Danish hypercar manufacturer Zenvo was also in attendance with the TSR-S, complete with 1,193hp, an extensively carbon-fibre body and that towering rear wing which is active; look it up online and you can see how much it leans, tilts and folds according to how the driver is on or off the throttle, or turning the wheel. One final global debut came from Engler, the company of Slovakian nutcase Victor Engler. The Superquad is basically the guts of an Audi R8 V10 (engine, headlights, rear lamp clusters), only boosted to beyond 1,100hp. Control, such as it is, comes from a set of bike headlamps and the two ‘occupants’ sit exposed to the elements in a motorcycle-like ‘rider and pillion’ arrangement. Given that the Superquad can do more than 350km/h, as it only weighs a mere 1,100kg, you’d have to be a special kind of insane to convince us to ride/drive it. Especially as our eyes still haven’t recovered from simply looking at it.
Maybe not global but certainly European debuts were also handed to the Tour De Force TDF-1 (it’s an old Marussia or Sauber F1 chassis from 2012, only given a four-cylinder engine to make it easier to maintain and therefore the only real way of privately owning a modern-day F1 machine), the all-electric Aspark Owl hypercar (2,012hp and 2,000Nm, 0-100km/h in 1.9 sick-inducing seconds) and the Personal Air Land Vehicle (the PAL-V and yes, it’s a flying car). Swedish loons Koenigsegg brought along the Gemera four-seat ‘mega-GT’, which has a mid-bending drivetrain spec of a 2.0-litre, three-cylinder turbocharged engine with three electric motors for 1,724hp in total, while the Bugatti Chiron Super Sport 300+ prototype made its debut in the UK after it attained a production-car speed record of 490.484km/h. Perhaps more in the real world, and it’s not often you say this about a vehicle from this particular marque, but Rolls-Royce showed off the latest Ghost to the public, a car which our man Neil has already driven.

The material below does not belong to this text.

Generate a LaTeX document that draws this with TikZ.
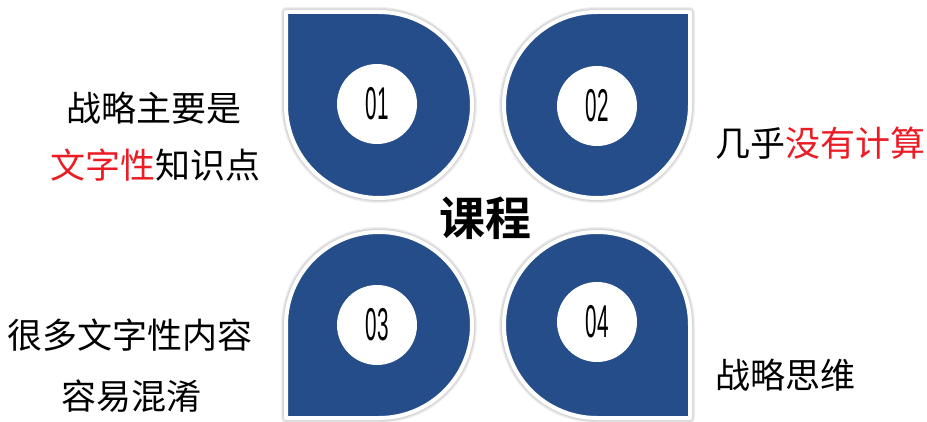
\documentclass[tikz,border=0pt]{standalone}
\usepackage{fontspec}
\setmainfont{Liberation Sans}
\newfontfamily\cjk{Noto Sans CJK SC}
\newfontfamily\cjkb{Noto Sans CJK SC Bold}
\newfontfamily\numfont{Liberation Sans}
\definecolor{dropblue}{RGB}{36,77,138}
\definecolor{hired}{RGB}{235,28,36}
\tikzset{
  drop/.style={fill=dropblue,draw=white,line width=4pt,line join=round},
  dropshade/.style={draw=black,opacity=0.06,line join=round},
  numcircle/.style={circle,fill=white,minimum size=80pt,inner sep=0pt},
  numtext/.style={font=\numfont\fontsize{46}{46}\selectfont},
  label/.style={font=\cjk\fontsize{35}{35}\selectfont,inner sep=0pt,anchor=center},
  title/.style={font=\cjkb\fontsize{46}{46}\selectfont,inner sep=0pt,anchor=center}
}
\newcommand{\narrow}[1]{\scalebox{0.45}[1]{#1}}
\newcommand{\dropA}{(286,409) -- (379,409) arc[start angle=90,end angle=-180,radius=93] -- cycle}
\newcommand{\dropB}{(690,409) -- (690,316) arc[start angle=0,end angle=-270,radius=93] -- cycle}
\newcommand{\dropC}{(286,3) -- (286,96) arc[start angle=180,end angle=-90,radius=93] -- cycle}
\newcommand{\dropD}{(690,3) -- (597,3) arc[start angle=-90,end angle=-360,radius=93] -- cycle}
\begin{document}
\begin{tikzpicture}[x=1pt,y=1pt]
\useasboundingbox (0,0) rectangle (927,421);
% soft shadows
\foreach \w in {10,8,6} {
  \draw[dropshade,line width=\w pt] \dropA;
  \draw[dropshade,line width=\w pt] \dropB;
  \draw[dropshade,line width=\w pt] \dropC;
  \draw[dropshade,line width=\w pt] \dropD;
}
% drops
\draw[drop] \dropA;
\draw[drop] \dropB;
\draw[drop] \dropC;
\draw[drop] \dropD;
% number circles
\node[numcircle,numtext] (c1) at (377,317) {\narrow{01}};
\node[numcircle,numtext] (c2) at (597,315) {\narrow{02}};
\node[numcircle,numtext] (c3) at (377,96) {\narrow{03}};
\node[numcircle,numtext] (c4) at (597,99) {\narrow{04}};
% title
\node[title] (t) at (485,203) {课程};
% labels
\node[label] (l1) at (154,313) {战略主要是};
\node[label] (l2) at (155,256) {\textcolor{hired}{文字性}知识点};
\node[label] (r1) at (820,278) {几乎\textcolor{hired}{没有计算}};
\node[label] (l3) at (130,86) {很多文字性内容};
\node[label] (l4) at (131,25) {容易混淆};
\node[label] (r2) at (785,46) {战略思维};
\end{tikzpicture}
\end{document}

Our favourite vehicle of the show, though, was not one making a world or even European debut in public. It was the Lotus Evija, the 2,000hp all-electric, 4×4 hypercar from the sports car manufacturer. In searing yellow paint and with its stunningly pared back interior (the Evija weighs around 1,600kg, which might look abominably heavy for a Lotus but which is astonishingly light for something so powerful that’s also an EV) on show, this car looks every inch the €1.8 million bombshell that its parent manufacturer wants it to be. We have strong levels of ‘want’ for the ‘Ev-eye-ah’ (proper pronunciation).
After all the debuts and showmanship from the new vehicles, the Concours d’Elegance of Salon Prive took over, as wonderful old motorsport and road-going classics and rarities fell under the public eye, as the crowds flocked in throughout the week – the coronavirus crisis not putting off those who wanted a high-class day in the sunshine (NB: this was the UK in September, so ‘sunshine’ is rare at the best of times anyway). Heartening that, amidst all of the 2MW lunacy of the modern EV hypercar power race, the Duke of Marlborough Award went to a 1987 Lotus Esprit Turbo HC, while the Owners’ Choice – selected by all the people who had brought their wonderful and oh-so-expensive classics to the event – was given to a 1979 BMW M1 with Procar-style bodywork that was once owned by Franz Farian, the bloke from 1970s disco supergroup Boney M. Excellent.